Times have changed since farms could rely on neighbor kids to pick up milking shifts, or assume that help, with all of the necessary skills, will walk onto the farm asking for a long-term career in agriculture.

In the Becoming the Employer of Choice curriculum, developed by Wisconsin Extension Farm Management Educators and Specialists, one of the seven modules, “Hiring the Right People”, includes a section on writing job descriptions for positions needed on the farm.

Why a job description?

Why is a written job description important for hiring a position on the farm in the first place? Hiring and training new employees can be costly, and a detailed job description can help eliminate frequent turn over. It can also be burdensome for good employees if the new hire does not understand his/her expectations or does not have the necessary skill set to learn the new position.

It is more effective to attract the right candidates with a well-written description of a position instead of hire a new employee and lose him/her two weeks into the job due to lack of understanding of expectations.

The job-searching employee should clearly understand how his/her new schedule will look, and what his/her expected daily tasks before contacting the employer.

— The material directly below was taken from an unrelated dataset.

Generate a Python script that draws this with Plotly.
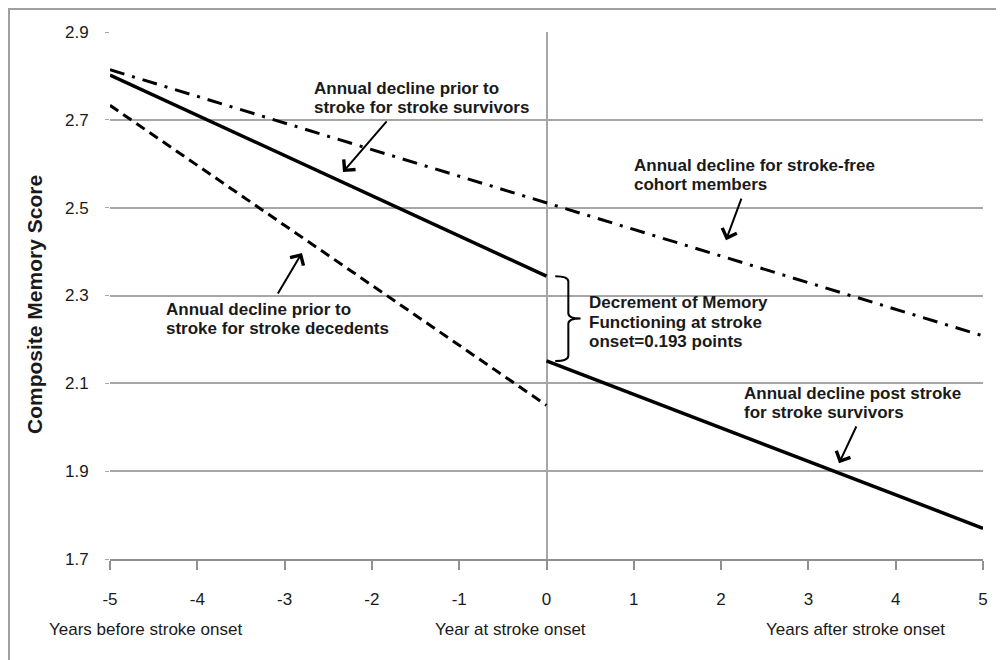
import plotly.graph_objects as go

# ---- data ----
years_pre = [-5, 0]
survivors_pre = [2.802, 2.344]
decedents_pre = [2.733, 2.050]
years_post = [0, 5]
survivors_post = [2.151, 1.770]
years_all = [-5, 5]
stroke_free = [2.814, 2.208]

x_ticks = [-5, -4, -3, -2, -1, 0, 1, 2, 3, 4, 5]
y_ticks = [1.7, 1.9, 2.1, 2.3, 2.5, 2.7, 2.9]

FONT = "Liberation Sans, Arial, sans-serif"
GRID = "#a6a6a6"
TXT = "#1a1a1a"

fig = go.Figure()
fig.add_trace(go.Scatter(x=years_all, y=stroke_free, mode="lines",
                         line=dict(color="black", width=3, dash="15px,8px,3px,8px"),
                         showlegend=False, hoverinfo="skip"))
fig.add_trace(go.Scatter(x=years_pre, y=decedents_pre, mode="lines",
                         line=dict(color="black", width=3, dash="10px,6px"),
                         showlegend=False, hoverinfo="skip"))
fig.add_trace(go.Scatter(x=years_pre, y=survivors_pre, mode="lines",
                         line=dict(color="black", width=3.5),
                         showlegend=False, hoverinfo="skip"))
fig.add_trace(go.Scatter(x=years_post, y=survivors_post, mode="lines",
                         line=dict(color="black", width=3.5),
                         showlegend=False, hoverinfo="skip"))

# bracket between pre-stroke end and post-stroke start
top = survivors_pre[-1]
bot = survivors_post[0]
mid = (top + bot) / 2
xa, xb, xc = 0.10, 0.25, 0.39
r = 0.012
path = (f"M {xa},{top} Q {xb},{top} {xb},{top - r} "
        f"L {xb},{mid + r} Q {xb},{mid} {xc},{mid} "
        f"Q {xb},{mid} {xb},{mid - r} "
        f"L {xb},{bot + r} Q {xb},{bot} {xa},{bot}")

shapes = [
    dict(type="path", xref="x", yref="y", path=path,
         line=dict(color="black", width=2)),
    dict(type="rect", xref="paper", yref="paper",
         x0=-0.1157, x1=1.06, y0=-0.3, y1=1.0436,
         line=dict(color="#a0a0a0", width=2), layer="below"),
]

txt_font = dict(family=FONT, size=17, color=TXT)
PITCH = 19.5 / 439.0  # one text line in data units
annotations = []

def label(lines, x, y_first):
    for i, line in enumerate(lines):
        annotations.append(dict(text=f"<b>{line}</b>", x=x, y=y_first - i * PITCH,
                                xref="x", yref="y", xanchor="left", yanchor="middle",
                                showarrow=False, font=txt_font))

def arrow(tail, tip):
    annotations.append(dict(text="", x=tip[0], y=tip[1], ax=tail[0], ay=tail[1],
                            xref="x", yref="y", axref="x", ayref="y",
                            showarrow=True, arrowhead=4, arrowsize=1.5,
                            arrowwidth=2, arrowcolor="black"))

label(["Annual decline prior to", "stroke for stroke survivors"], -2.686, 2.772)
arrow((-1.816, 2.700), (-2.331, 2.581))
label(["Annual decline for stroke-free", "cohort members"], 0.979, 2.597)
arrow((2.239, 2.524), (2.056, 2.426))
label(["Decrement of Memory", "Functioning at stroke", "onset=0.193 points"], 0.464, 2.283)
label(["Annual decline prior to", "stroke for stroke decedents"], -4.381, 2.269)
arrow((-3.087, 2.301), (-2.801, 2.397))
label(["Annual decline post stroke", "for stroke survivors"], 2.239, 2.078)
arrow((3.557, 2.005), (3.351, 1.918))

cat_font = dict(family=FONT, size=17, color=TXT)
annotations += [
    dict(text="Years before stroke onset", xref="paper", yref="paper",
         x=-0.0722, y=-0.1347, xanchor="left", yanchor="middle",
         showarrow=False, font=cat_font),
    dict(text="Year at stroke onset", xref="paper", yref="paper",
         x=0.4593, y=-0.1347, xanchor="center", yanchor="middle",
         showarrow=False, font=cat_font),
    dict(text="Years after stroke onset", xref="paper", yref="paper",
         x=0.8545, y=-0.1347, xanchor="center", yanchor="middle",
         showarrow=False, font=cat_font),
    dict(text="<b>Composite Memory Score</b>", xref="paper", yref="paper",
         x=-0.0859, y=0.482, xanchor="center", yanchor="middle",
         textangle=-90, showarrow=False,
         font=dict(family=FONT, size=21, color=TXT)),
]

fig.update_layout(
    width=1004, height=660,
    margin=dict(l=102, r=29, t=24, b=109),
    paper_bgcolor="white", plot_bgcolor="white",
    shapes=shapes, annotations=annotations,
    xaxis=dict(range=[-5, 5], tickvals=x_ticks,
               ticktext=[str(v) for v in x_ticks],
               showgrid=False, zeroline=True, zerolinecolor=GRID, zerolinewidth=1.5,
               showline=True, linecolor="#909090", linewidth=1.5,
               ticks="outside", ticklen=9, tickcolor="#909090", tickwidth=1.5,
               ticklabelstandoff=15,
               tickfont=dict(family=FONT, size=17, color=TXT)),
    yaxis=dict(range=[1.7, 2.9], tickvals=y_ticks,
               ticktext=[f"{v:.1f}" for v in y_ticks],
               showgrid=True, gridcolor=GRID, gridwidth=1.5,
               zeroline=False, showline=False,
               ticks="outside", ticklen=4, tickcolor=GRID,
               ticklabelstandoff=13,
               tickfont=dict(family=FONT, size=17, color=TXT)),
)

fig.write_html("out.html")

A clear description can prevent overlap of job duties of various positions and reduce miscommunication between employees. A job description can also be used as an evaluation tool and a reference point for compensation.

Basics to include

Many potential employees are attracted to jobs with a clear purpose and an employer who has values similar to theirs. Including your farm’s mission statement can draw attention to a good job-seeking employee. Provide clarity of responsibilities, expectations, and an overview of the methods used to complete tasks. Simply writing “do everything around the farm” or “need farm help on weekends” is not appealing to an employee who is seeking a job with a purpose.  

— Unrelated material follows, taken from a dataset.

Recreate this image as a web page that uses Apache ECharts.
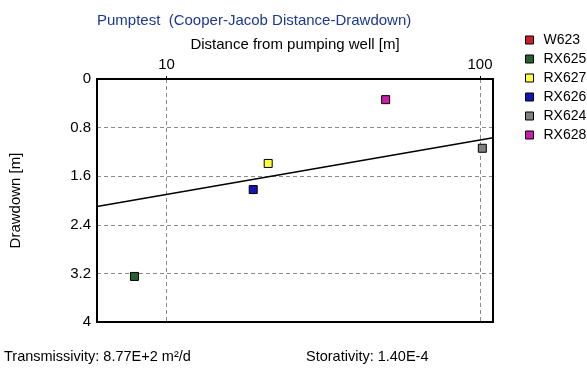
<!DOCTYPE html>
<html>
<head>
<meta charset="utf-8">
<script src="https://cdn.jsdelivr.net/npm/echarts@6/dist/echarts.min.js"></script>
<style>
html,body{margin:0;padding:0;background:#fff;}
#chart{width:587px;height:372px;}
</style>
</head>
<body>
<div id="chart"></div>
<script>
// ---- data ----
var seriesNames = ['W623', 'RX625', 'RX627', 'RX626', 'RX624', 'RX628'];
var seriesColors = ['#cc1f2e', '#27612f', '#ffff44', '#1414b4', '#808080', '#c81eaa'];
var distances = [[], [7.9], [21.1], [18.9], [101.7], [50.0]];
var drawdowns = [[], [3.25], [1.39], [1.82], [1.14], [0.34]];
var fitDistance = [6, 110];
var fitDrawdown = [2.10, 0.967];
var yTicks = [0, 0.8, 1.6, 2.4, 3.2, 4];
var xTickLabels = [10, 100];

var FONT = 'Liberation Sans';
var chart = echarts.init(document.getElementById('chart'));

var series = seriesNames.map(function (name, i) {
  return {
    name: name,
    type: 'scatter',
    symbol: 'rect',
    symbolSize: 8,
    itemStyle: { color: seriesColors[i], borderColor: '#000', borderWidth: 1, opacity: 1 },
    data: distances[i].map(function (d, j) { return [d, drawdowns[i][j]]; }),
    z: 5
  };
});
series.push({
  name: 'fit',
  type: 'line',
  symbol: 'none',
  lineStyle: { color: '#000', width: 1.5 },
  data: fitDistance.map(function (d, j) { return [d, fitDrawdown[j]]; }),
  z: 4
});

chart.setOption({
  animation: false,
  backgroundColor: '#fff',
  textStyle: { fontFamily: FONT },
  title: {
    text: 'Pumptest  (Cooper-Jacob Distance-Drawdown)',
    left: 92, top: 8,
    textStyle: { fontFamily: FONT, fontSize: 15, fontWeight: 'normal', color: '#1c3890' }
  },
  legend: {
    data: seriesNames,
    orient: 'vertical',
    left: 520, top: 28,
    itemWidth: 8, itemHeight: 8, itemGap: 5,
    icon: 'rect',
    itemStyle: { borderColor: '#000', borderWidth: 1 },
    textStyle: { fontFamily: FONT, fontSize: 14, color: '#000', padding: [0, 0, 0, 5] }
  },
  grid: { left: 97, top: 79, width: 396, height: 243 },
  xAxis: {
    type: 'log',
    logBase: 10,
    min: fitDistance[0], max: fitDistance[1],
    position: 'top',
    name: 'Distance from pumping well [m]',
    nameLocation: 'middle',
    nameGap: 23,
    nameTextStyle: { fontFamily: FONT, fontSize: 15, color: '#000' },
    axisLine: { show: true, onZero: false, lineStyle: { color: '#000', width: 2 } },
    axisTick: { show: true, length: 3, lineStyle: { color: '#000' } },
    axisLabel: {
      margin: 7, fontFamily: FONT, fontSize: 15, color: '#000',
      showMinLabel: false, showMaxLabel: false,
      formatter: function (v) { return xTickLabels.indexOf(Math.round(v)) >= 0 && Math.abs(v - Math.round(v)) < 1e-6 ? String(Math.round(v)) : ''; }
    },
    splitLine: { show: true, lineStyle: { color: '#8c8c8c', type: [4, 3], width: 1 } }
  },
  yAxis: {
    type: 'value',
    inverse: true,
    min: yTicks[0], max: yTicks[yTicks.length - 1], interval: 0.8,
    name: 'Drawdown [m]',
    nameLocation: 'middle',
    nameGap: 74,
    nameRotate: 90,
    nameTextStyle: { fontFamily: FONT, fontSize: 15, color: '#000' },
    axisLine: { show: true, onZero: false, lineStyle: { color: '#000', width: 2 } },
    axisTick: { show: false },
    axisLabel: {
      margin: 6, fontFamily: FONT, fontSize: 15, color: '#000',
      formatter: function (v) { return String(Math.round(v * 10) / 10); }
    },
    splitLine: { show: true, lineStyle: { color: '#8c8c8c', type: [4, 3], width: 1 } }
  },
  graphic: [
    { type: 'rect', shape: { x: 97, y: 79, width: 396, height: 243 }, style: { fill: 'none', stroke: '#000', lineWidth: 2 }, z: 10, silent: true },
    { type: 'text', left: 4, top: 349, style: { text: 'Transmissivity: 8.77E+2 m²/d', font: '14.5px "' + FONT + '"', fill: '#000' } },
    { type: 'text', left: 306, top: 349, style: { text: 'Storativity: 1.40E-4', font: '14.5px "' + FONT + '"', fill: '#000' } }
  ],
  series: series
});
</script>
</body>
</html>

Necessary qualifications is critical to include in the job description. This not only eliminates underqualified employees on the farm, but saves time and energy for the employer to sort through as resumes are submitted. Many employers are willing to “train the right person”, which should also be stated in the job description to attract ambitious employees who want to learn new skills.

Employers may also want to include the chain of command to prevent any confusion of who is in charge on the farm from the start. Active job-seekers look for compensation and benefits when reading through job descriptions. A clear starting compensation vs. a maximum compensation can captivate the right candidate who will strive towards the maximum compensation.

Be Flexible

Allow employees to perform a variety of task by keeping the description flexible without being too vague. Keep in mind that technology is always changing and future needs of the farm may change. Protocols and systems change over time such as a new calf-feeding system or a stanchion set-up is replaced with a parlor system.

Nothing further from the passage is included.